(Dataset records)
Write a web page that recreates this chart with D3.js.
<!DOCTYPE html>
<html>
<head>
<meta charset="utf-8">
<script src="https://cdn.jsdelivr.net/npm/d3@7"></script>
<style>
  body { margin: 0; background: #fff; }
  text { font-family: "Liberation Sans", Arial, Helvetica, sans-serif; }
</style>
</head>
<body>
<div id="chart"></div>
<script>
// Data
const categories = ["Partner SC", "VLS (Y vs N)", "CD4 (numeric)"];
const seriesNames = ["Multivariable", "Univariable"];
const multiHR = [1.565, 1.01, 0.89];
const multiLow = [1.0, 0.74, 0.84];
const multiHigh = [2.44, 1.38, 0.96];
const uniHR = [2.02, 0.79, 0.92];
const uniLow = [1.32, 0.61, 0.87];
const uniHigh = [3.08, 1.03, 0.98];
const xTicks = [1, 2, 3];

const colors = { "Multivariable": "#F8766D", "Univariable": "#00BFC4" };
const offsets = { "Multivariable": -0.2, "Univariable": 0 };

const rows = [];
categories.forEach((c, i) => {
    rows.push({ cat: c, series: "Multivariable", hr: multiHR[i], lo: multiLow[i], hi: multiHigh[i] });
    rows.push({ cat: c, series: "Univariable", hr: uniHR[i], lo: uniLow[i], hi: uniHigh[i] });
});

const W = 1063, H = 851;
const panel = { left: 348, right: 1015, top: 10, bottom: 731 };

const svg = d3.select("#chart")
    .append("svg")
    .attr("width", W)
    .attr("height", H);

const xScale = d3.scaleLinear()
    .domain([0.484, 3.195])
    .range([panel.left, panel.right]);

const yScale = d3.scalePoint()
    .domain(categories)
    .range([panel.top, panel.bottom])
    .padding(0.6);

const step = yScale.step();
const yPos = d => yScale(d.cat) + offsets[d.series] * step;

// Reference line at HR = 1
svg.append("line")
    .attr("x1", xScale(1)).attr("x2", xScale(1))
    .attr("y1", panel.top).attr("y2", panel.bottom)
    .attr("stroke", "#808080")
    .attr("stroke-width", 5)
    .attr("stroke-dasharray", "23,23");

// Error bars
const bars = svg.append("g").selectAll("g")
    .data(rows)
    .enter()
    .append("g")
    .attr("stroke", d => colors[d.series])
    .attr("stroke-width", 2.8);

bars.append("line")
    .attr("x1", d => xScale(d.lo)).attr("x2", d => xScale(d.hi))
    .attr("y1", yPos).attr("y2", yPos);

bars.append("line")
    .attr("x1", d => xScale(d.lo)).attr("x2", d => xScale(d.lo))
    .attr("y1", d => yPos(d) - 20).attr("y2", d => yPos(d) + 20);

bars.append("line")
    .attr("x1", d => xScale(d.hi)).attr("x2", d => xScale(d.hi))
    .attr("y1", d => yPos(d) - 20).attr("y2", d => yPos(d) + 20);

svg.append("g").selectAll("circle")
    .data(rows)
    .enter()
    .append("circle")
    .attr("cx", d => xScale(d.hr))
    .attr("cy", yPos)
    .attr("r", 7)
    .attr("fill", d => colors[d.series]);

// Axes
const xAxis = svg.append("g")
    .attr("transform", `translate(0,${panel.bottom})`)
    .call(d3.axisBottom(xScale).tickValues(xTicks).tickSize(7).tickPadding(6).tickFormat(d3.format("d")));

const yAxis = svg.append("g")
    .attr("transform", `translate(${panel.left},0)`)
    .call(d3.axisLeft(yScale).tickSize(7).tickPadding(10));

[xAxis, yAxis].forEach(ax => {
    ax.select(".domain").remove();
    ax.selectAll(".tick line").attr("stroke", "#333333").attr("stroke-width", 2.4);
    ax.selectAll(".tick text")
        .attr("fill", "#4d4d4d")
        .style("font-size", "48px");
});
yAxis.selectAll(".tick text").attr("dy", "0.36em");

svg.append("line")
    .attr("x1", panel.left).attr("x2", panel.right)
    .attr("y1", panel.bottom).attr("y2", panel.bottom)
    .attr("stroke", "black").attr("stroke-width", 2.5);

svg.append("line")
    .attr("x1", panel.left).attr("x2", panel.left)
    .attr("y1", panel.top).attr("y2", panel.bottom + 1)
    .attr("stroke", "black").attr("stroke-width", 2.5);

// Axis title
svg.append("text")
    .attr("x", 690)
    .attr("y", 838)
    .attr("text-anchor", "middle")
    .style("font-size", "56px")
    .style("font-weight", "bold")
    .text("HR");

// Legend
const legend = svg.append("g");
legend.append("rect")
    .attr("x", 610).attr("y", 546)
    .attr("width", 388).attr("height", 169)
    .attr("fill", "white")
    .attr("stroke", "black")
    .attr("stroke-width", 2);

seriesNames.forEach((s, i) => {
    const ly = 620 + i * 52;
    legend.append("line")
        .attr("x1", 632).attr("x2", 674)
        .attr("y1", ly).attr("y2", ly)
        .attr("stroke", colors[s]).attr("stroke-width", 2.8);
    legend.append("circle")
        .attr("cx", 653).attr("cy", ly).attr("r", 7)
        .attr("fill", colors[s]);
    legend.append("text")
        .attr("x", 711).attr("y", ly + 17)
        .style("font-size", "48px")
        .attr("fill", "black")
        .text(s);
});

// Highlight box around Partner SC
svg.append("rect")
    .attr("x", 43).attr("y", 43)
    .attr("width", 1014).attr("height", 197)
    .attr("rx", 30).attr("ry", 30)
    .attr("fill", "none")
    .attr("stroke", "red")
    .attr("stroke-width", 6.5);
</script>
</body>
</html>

==

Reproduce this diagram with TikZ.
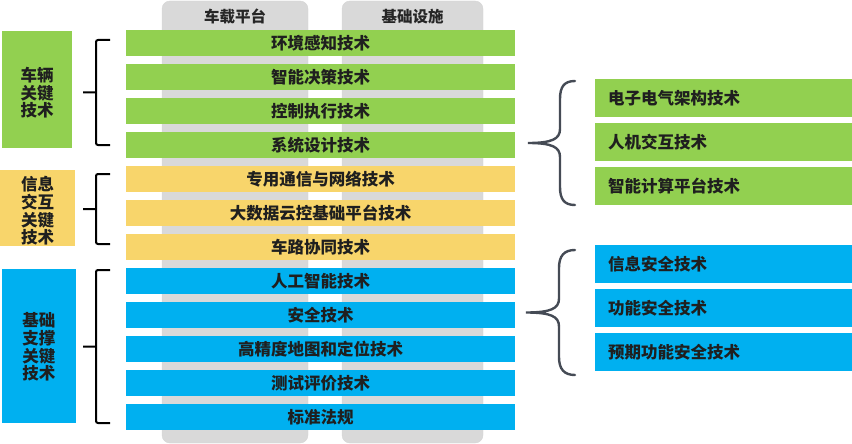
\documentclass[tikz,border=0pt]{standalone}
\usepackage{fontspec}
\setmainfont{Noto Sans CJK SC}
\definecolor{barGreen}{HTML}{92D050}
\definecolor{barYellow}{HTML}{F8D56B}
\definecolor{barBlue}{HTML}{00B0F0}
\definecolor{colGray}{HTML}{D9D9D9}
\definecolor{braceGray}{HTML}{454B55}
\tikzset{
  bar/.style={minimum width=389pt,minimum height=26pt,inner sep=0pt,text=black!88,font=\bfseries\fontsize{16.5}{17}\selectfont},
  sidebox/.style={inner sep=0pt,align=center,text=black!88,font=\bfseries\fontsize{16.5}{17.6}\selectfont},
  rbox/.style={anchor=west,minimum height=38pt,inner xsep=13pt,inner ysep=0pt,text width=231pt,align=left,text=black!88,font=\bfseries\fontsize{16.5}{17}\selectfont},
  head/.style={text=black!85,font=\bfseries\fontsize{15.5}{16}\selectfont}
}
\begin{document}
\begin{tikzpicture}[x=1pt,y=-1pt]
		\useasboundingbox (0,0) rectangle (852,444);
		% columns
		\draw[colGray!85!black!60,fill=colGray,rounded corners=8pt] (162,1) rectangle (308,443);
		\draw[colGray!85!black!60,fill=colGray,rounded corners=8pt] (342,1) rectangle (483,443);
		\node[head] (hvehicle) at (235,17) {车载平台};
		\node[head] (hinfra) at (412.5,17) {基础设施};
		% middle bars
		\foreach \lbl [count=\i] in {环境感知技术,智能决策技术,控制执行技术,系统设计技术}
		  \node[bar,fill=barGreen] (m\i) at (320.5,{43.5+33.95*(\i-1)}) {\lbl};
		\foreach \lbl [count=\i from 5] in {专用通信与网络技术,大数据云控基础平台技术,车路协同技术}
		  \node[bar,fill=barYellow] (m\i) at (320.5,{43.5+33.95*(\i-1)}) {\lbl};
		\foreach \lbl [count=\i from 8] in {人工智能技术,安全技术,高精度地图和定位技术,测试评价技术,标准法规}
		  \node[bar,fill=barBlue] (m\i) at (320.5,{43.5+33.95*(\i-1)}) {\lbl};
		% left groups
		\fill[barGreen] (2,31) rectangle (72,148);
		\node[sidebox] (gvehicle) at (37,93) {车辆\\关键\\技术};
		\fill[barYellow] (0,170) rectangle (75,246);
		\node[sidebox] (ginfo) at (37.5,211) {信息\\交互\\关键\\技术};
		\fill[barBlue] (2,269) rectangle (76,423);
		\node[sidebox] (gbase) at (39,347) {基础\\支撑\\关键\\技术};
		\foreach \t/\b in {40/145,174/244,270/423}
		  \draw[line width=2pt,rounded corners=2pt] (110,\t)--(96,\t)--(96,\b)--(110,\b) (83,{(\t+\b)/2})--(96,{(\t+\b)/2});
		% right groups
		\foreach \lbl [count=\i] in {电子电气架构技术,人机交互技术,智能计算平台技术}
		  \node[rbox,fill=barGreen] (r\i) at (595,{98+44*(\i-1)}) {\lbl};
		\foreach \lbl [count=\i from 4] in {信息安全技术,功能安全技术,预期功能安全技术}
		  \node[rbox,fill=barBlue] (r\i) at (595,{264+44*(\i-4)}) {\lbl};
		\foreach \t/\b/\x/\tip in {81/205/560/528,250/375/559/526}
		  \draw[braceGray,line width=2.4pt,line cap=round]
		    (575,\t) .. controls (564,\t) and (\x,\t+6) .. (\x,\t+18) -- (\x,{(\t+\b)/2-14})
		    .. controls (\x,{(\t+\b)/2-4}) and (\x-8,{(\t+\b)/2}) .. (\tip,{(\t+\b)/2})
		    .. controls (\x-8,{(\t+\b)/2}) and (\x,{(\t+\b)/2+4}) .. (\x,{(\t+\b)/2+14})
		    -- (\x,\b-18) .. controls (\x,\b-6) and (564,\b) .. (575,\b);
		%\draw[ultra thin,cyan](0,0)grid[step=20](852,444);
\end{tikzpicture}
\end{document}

(The exercise) Print the lines from the line containing "Write a web" to the line containing "const xTicks = [1, 2, 3];", both ends included, exactly and with nothing added.

(The reply)
Write a web page that recreates this chart with D3.js.
<!DOCTYPE html>
<html>
<head>
<meta charset="utf-8">
<script src="https://cdn.jsdelivr.net/npm/d3@7"></script>
<style>
  body { margin: 0; background: #fff; }
  text { font-family: "Liberation Sans", Arial, Helvetica, sans-serif; }
</style>
</head>
<body>
<div id="chart"></div>
<script>
// Data
const categories = ["Partner SC", "VLS (Y vs N)", "CD4 (numeric)"];
const seriesNames = ["Multivariable", "Univariable"];
const multiHR = [1.565, 1.01, 0.89];
const multiLow = [1.0, 0.74, 0.84];
const multiHigh = [2.44, 1.38, 0.96];
const uniHR = [2.02, 0.79, 0.92];
const uniLow = [1.32, 0.61, 0.87];
const uniHigh = [3.08, 1.03, 0.98];
const xTicks = [1, 2, 3];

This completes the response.